• Work to be completed: Each line of the material must be returned exactly.

╭─ Recorded data

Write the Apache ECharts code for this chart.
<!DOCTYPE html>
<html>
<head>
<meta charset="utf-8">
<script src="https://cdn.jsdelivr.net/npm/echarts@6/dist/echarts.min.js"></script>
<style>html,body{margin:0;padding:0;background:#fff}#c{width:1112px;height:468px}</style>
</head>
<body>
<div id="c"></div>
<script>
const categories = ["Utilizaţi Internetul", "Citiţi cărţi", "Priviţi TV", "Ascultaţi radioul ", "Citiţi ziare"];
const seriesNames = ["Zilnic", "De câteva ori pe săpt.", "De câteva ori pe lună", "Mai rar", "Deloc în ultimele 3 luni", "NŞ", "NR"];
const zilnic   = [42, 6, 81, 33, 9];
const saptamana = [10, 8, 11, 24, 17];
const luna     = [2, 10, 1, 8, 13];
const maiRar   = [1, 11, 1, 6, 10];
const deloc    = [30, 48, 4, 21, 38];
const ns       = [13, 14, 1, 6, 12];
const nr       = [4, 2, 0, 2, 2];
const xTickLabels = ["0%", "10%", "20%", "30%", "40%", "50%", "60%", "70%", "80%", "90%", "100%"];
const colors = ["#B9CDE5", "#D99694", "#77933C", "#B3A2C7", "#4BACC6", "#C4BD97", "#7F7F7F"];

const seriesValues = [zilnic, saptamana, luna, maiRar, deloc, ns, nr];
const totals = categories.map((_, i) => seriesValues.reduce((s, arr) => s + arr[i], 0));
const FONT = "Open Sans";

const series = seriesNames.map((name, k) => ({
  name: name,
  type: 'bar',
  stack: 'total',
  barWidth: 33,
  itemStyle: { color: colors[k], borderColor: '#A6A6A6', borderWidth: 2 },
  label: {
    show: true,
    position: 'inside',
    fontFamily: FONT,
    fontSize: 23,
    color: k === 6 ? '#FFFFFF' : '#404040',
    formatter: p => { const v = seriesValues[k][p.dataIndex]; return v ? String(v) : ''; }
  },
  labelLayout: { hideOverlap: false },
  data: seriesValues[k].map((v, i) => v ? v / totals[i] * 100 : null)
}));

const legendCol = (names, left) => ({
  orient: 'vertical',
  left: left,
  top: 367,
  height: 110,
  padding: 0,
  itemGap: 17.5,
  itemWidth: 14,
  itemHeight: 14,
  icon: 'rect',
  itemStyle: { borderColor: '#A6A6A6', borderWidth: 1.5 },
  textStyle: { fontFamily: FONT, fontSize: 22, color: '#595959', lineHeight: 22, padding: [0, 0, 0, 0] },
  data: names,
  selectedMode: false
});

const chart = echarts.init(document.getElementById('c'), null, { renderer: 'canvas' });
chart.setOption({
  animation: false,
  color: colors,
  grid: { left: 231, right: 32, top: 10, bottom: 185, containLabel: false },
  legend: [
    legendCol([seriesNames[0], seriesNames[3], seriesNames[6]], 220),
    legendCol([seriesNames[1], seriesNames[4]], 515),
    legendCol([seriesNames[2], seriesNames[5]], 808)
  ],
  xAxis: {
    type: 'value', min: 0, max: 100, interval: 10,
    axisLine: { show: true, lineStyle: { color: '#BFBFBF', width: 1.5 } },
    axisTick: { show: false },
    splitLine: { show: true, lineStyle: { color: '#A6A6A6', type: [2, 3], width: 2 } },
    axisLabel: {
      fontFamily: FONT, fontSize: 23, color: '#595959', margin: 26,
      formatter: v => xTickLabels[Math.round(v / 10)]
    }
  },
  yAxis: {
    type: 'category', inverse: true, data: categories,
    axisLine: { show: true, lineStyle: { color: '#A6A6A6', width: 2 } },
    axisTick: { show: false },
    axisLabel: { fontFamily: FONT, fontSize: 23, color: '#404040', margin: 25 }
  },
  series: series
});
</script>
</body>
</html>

╰─

• Reply to the task:
Write the Apache ECharts code for this chart.
<!DOCTYPE html>
<html>
<head>
<meta charset="utf-8">
<script src="https://cdn.jsdelivr.net/npm/echarts@6/dist/echarts.min.js"></script>
<style>html,body{margin:0;padding:0;background:#fff}#c{width:1112px;height:468px}</style>
</head>
<body>
<div id="c"></div>
<script>
const categories = ["Utilizaţi Internetul", "Citiţi cărţi", "Priviţi TV", "Ascultaţi radioul ", "Citiţi ziare"];
const seriesNames = ["Zilnic", "De câteva ori pe săpt.", "De câteva ori pe lună", "Mai rar", "Deloc în ultimele 3 luni", "NŞ", "NR"];
const zilnic   = [42, 6, 81, 33, 9];
const saptamana = [10, 8, 11, 24, 17];
const luna     = [2, 10, 1, 8, 13];
const maiRar   = [1, 11, 1, 6, 10];
const deloc    = [30, 48, 4, 21, 38];
const ns       = [13, 14, 1, 6, 12];
const nr       = [4, 2, 0, 2, 2];
const xTickLabels = ["0%", "10%", "20%", "30%", "40%", "50%", "60%", "70%", "80%", "90%", "100%"];
const colors = ["#B9CDE5", "#D99694", "#77933C", "#B3A2C7", "#4BACC6", "#C4BD97", "#7F7F7F"];

const seriesValues = [zilnic, saptamana, luna, maiRar, deloc, ns, nr];
const totals = categories.map((_, i) => seriesValues.reduce((s, arr) => s + arr[i], 0));
const FONT = "Open Sans";

const series = seriesNames.map((name, k) => ({
  name: name,
  type: 'bar',
  stack: 'total',
  barWidth: 33,
  itemStyle: { color: colors[k], borderColor: '#A6A6A6', borderWidth: 2 },
  label: {
    show: true,
    position: 'inside',
    fontFamily: FONT,
    fontSize: 23,
    color: k === 6 ? '#FFFFFF' : '#404040',
    formatter: p => { const v = seriesValues[k][p.dataIndex]; return v ? String(v) : ''; }
  },
  labelLayout: { hideOverlap: false },
  data: seriesValues[k].map((v, i) => v ? v / totals[i] * 100 : null)
}));

const legendCol = (names, left) => ({
  orient: 'vertical',
  left: left,
  top: 367,
  height: 110,
  padding: 0,
  itemGap: 17.5,
  itemWidth: 14,
  itemHeight: 14,
  icon: 'rect',
  itemStyle: { borderColor: '#A6A6A6', borderWidth: 1.5 },
  textStyle: { fontFamily: FONT, fontSize: 22, color: '#595959', lineHeight: 22, padding: [0, 0, 0, 0] },
  data: names,
  selectedMode: false
});

const chart = echarts.init(document.getElementById('c'), null, { renderer: 'canvas' });
chart.setOption({
  animation: false,
  color: colors,
  grid: { left: 231, right: 32, top: 10, bottom: 185, containLabel: false },
  legend: [
    legendCol([seriesNames[0], seriesNames[3], seriesNames[6]], 220),
    legendCol([seriesNames[1], seriesNames[4]], 515),
    legendCol([seriesNames[2], seriesNames[5]], 808)
  ],
  xAxis: {
    type: 'value', min: 0, max: 100, interval: 10,
    axisLine: { show: true, lineStyle: { color: '#BFBFBF', width: 1.5 } },
    axisTick: { show: false },
    splitLine: { show: true, lineStyle: { color: '#A6A6A6', type: [2, 3], width: 2 } },
    axisLabel: {
      fontFamily: FONT, fontSize: 23, color: '#595959', margin: 26,
      formatter: v => xTickLabels[Math.round(v / 10)]
    }
  },
  yAxis: {
    type: 'category', inverse: true, data: categories,
    axisLine: { show: true, lineStyle: { color: '#A6A6A6', width: 2 } },
    axisTick: { show: false },
    axisLabel: { fontFamily: FONT, fontSize: 23, color: '#404040', margin: 25 }
  },
  series: series
});
</script>
</body>
</html>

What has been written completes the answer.